Potassium Channel Antibody–Associated Encephalopathy Presenting With a Frontotemporal Dementia–like Syndrome

Author Affiliations

Author Affiliations: Departments of Neurology (Drs McKeon, Marnane, Kelly, and Lynch) and Radiology (Messrs O’Connell and Stack), Mater Misericordiae University Hospital, Dublin, Ireland.

Arch Neurol. 2007;64(10):1528-1530. doi:10.1001/archneur.64.10.1528
Abstract

Objective  To describe a patient who presented with features suggestive of frontotemporal dementia (FTD) but with some atypical findings and antibodies to neuronal voltage-gated potassium channels (VGKC-Abs).

Design  Case report.

Setting  Mater Misericordiae University Hospital, Dublin, Ireland.

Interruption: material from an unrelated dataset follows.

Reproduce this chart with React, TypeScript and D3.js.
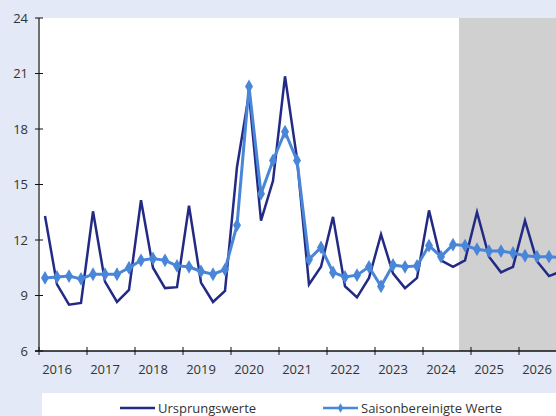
import React, { useRef, useEffect } from 'react';
import * as d3 from 'd3';

const years = [2016, 2017, 2018, 2019, 2020, 2021, 2022, 2023, 2024, 2025, 2026];
const yTicks = [6, 9, 12, 15, 18, 21, 24];
const forecastStart = 2024.75;

// quarterly values, 2016 Q1 .. 2026 Q4
const ursprung = [
  13.3, 9.6, 8.5, 8.6, 13.55, 9.75, 8.65, 9.3, 14.15, 10.5, 9.4, 9.45,
  13.85, 9.7, 8.65, 9.25, 15.95, 19.9, 13.05, 15.2, 20.85, 16.4, 9.6, 10.55,
  13.25, 9.5, 8.9, 9.95, 12.3, 10.2, 9.4, 9.95, 13.6, 10.9, 10.55, 10.9,
  13.5, 11.1, 10.25, 10.55, 13.05, 10.85, 10.05, 10.3
];
const saison = [
  9.95, 10.0, 10.05, 9.9, 10.15, 10.15, 10.15, 10.5, 10.9, 11.0, 10.9, 10.6,
  10.55, 10.3, 10.15, 10.4, 12.8, 20.3, 14.5, 16.3, 17.85, 16.3, 10.95, 11.6,
  10.25, 10.0, 10.1, 10.55, 9.5, 10.65, 10.55, 10.6, 11.7, 11.1, 11.75, 11.7,
  11.5, 11.4, 11.4, 11.3, 11.15, 11.1, 11.1, 11.05
];

const W = 556;
const H = 416;
const FONT = "'Open Sans', sans-serif";

const App: React.FC = () => {
  const ref = useRef<SVGSVGElement>(null);

  useEffect(() => {
    document.body.style.margin = '0';
    if (!ref.current) return;
    const svg = d3.select(ref.current);
    svg.selectAll('*').remove();

    const x = d3.scaleLinear().domain([2016, 2027]).range([39, 567]);
    const y = d3.scaleLinear().domain([6, 24]).range([351, 18]);
    const qx = (i: number) => x(2016 + (i + 0.5) / 4);

    svg.append('rect').attr('width', W).attr('height', H).attr('fill', '#e3e9f6');

    // plot area + forecast shade
    svg.append('rect')
      .attr('x', x(2016)).attr('y', y(24))
      .attr('width', x(2027) - x(2016)).attr('height', y(6) - y(24))
      .attr('fill', '#fff');
    svg.append('rect')
      .attr('x', x(forecastStart)).attr('y', y(24))
      .attr('width', x(2027) - x(forecastStart)).attr('height', y(6) - y(24))
      .attr('fill', '#d0d0d0');

    // y axis
    svg.append('line')
      .attr('x1', x(2016)).attr('x2', x(2016))
      .attr('y1', y(24)).attr('y2', y(6))
      .attr('stroke', '#707070').attr('stroke-width', 2);
    yTicks.forEach(t => {
      svg.append('line')
        .attr('x1', x(2016) - 4).attr('x2', x(2016) + 4)
        .attr('y1', y(t)).attr('y2', y(t))
        .attr('stroke', '#111').attr('stroke-width', 1);
      svg.append('text')
        .attr('x', 28).attr('y', y(t) + 4.5)
        .attr('text-anchor', 'end')
        .attr('font-family', FONT).attr('font-size', 13)
        .attr('fill', '#333')
        .text(t);
    });

    // x axis
    svg.append('line')
      .attr('x1', x(2016) - 4).attr('x2', W)
      .attr('y1', y(6)).attr('y2', y(6))
      .attr('stroke', '#111').attr('stroke-width', 1.5);
    years.forEach(yr => {
      svg.append('line')
        .attr('x1', x(yr)).attr('x2', x(yr))
        .attr('y1', y(6) - 4).attr('y2', y(6) + 4)
        .attr('stroke', '#111').attr('stroke-width', 1);
      svg.append('text')
        .attr('x', x(yr + 0.375)).attr('y', 374)
        .attr('text-anchor', 'middle')
        .attr('font-family', FONT).attr('font-size', 13)
        .attr('fill', '#333')
        .text(yr);
    });

    const line = d3.line<number>().x((_, i) => qx(i)).y(d => y(d));

    svg.append('path')
      .datum(ursprung)
      .attr('d', line)
      .attr('fill', 'none')
      .attr('stroke', '#222a84')
      .attr('stroke-width', 2.5)
      .attr('stroke-linejoin', 'miter');

    svg.append('path')
      .datum(saison)
      .attr('d', line)
      .attr('fill', 'none')
      .attr('stroke', '#4a86d8')
      .attr('stroke-width', 3);

    const diamond = d3.symbol().type(d3.symbolDiamond).size(55);
    svg.selectAll('.mk')
      .data(saison)
      .enter().append('path')
      .attr('class', 'mk')
      .attr('d', diamond)
      .attr('transform', (d, i) => `translate(${qx(i)},${y(d)})`)
      .attr('fill', '#4a86d8');

    // legend
    svg.append('rect')
      .attr('x', 42).attr('y', 393).attr('width', W - 42).attr('height', H - 393)
      .attr('fill', '#fff');
    svg.append('line')
      .attr('x1', 120).attr('x2', 155).attr('y1', 408).attr('y2', 408)
      .attr('stroke', '#222a84').attr('stroke-width', 2.5);
    svg.append('text')
      .attr('x', 158).attr('y', 413)
      .attr('font-family', FONT).attr('font-size', 13).attr('fill', '#333')
      .text('Ursprungswerte');
    svg.append('line')
      .attr('x1', 323).attr('x2', 358).attr('y1', 408).attr('y2', 408)
      .attr('stroke', '#4a86d8').attr('stroke-width', 2.5);
    svg.append('path')
      .attr('d', d3.symbol().type(d3.symbolDiamond).size(25))
      .attr('transform', 'translate(340.5,408)')
      .attr('fill', '#4a86d8');
    svg.append('text')
      .attr('x', 361).attr('y', 413)
      .attr('font-family', FONT).attr('font-size', 13).attr('fill', '#333')
      .text('Saisonbereinigte Werte');
  }, []);

  return <svg ref={ref} width={W} height={H} style={{ display: 'block' }}></svg>;
};

export default App;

Results  An 82-year-old man presented with progressive changes in personality, social conduct, and executive function with preservation of memory, deteriorating from baseline to requiring acute hospitalization within 6 months. Transient deterioration (episodic speech arrest) with spontaneous recovery, atypical for frontotemporal dementia, was observed. The patient had an elevated VGKC-Ab titer (2624 pM [normal range, < 100 pM]), elevated protein levels in cerebrospinal fluid, and a negative evaluation for malignancy. Magnetic resonance imaging of brain was normal but [18F]-fluorodeoxyglucose positron emission tomographic imaging revealed bifrontal hypometabolism. A marked and sustained improvement with steroid therapy was observed.

Conclusion  Workup for a potentially reversible autoimmune-mediated encephalopathy, including a VGKC-Ab titer, should be considered in patients presenting with rapidly progressive behavioral and cognitive decline.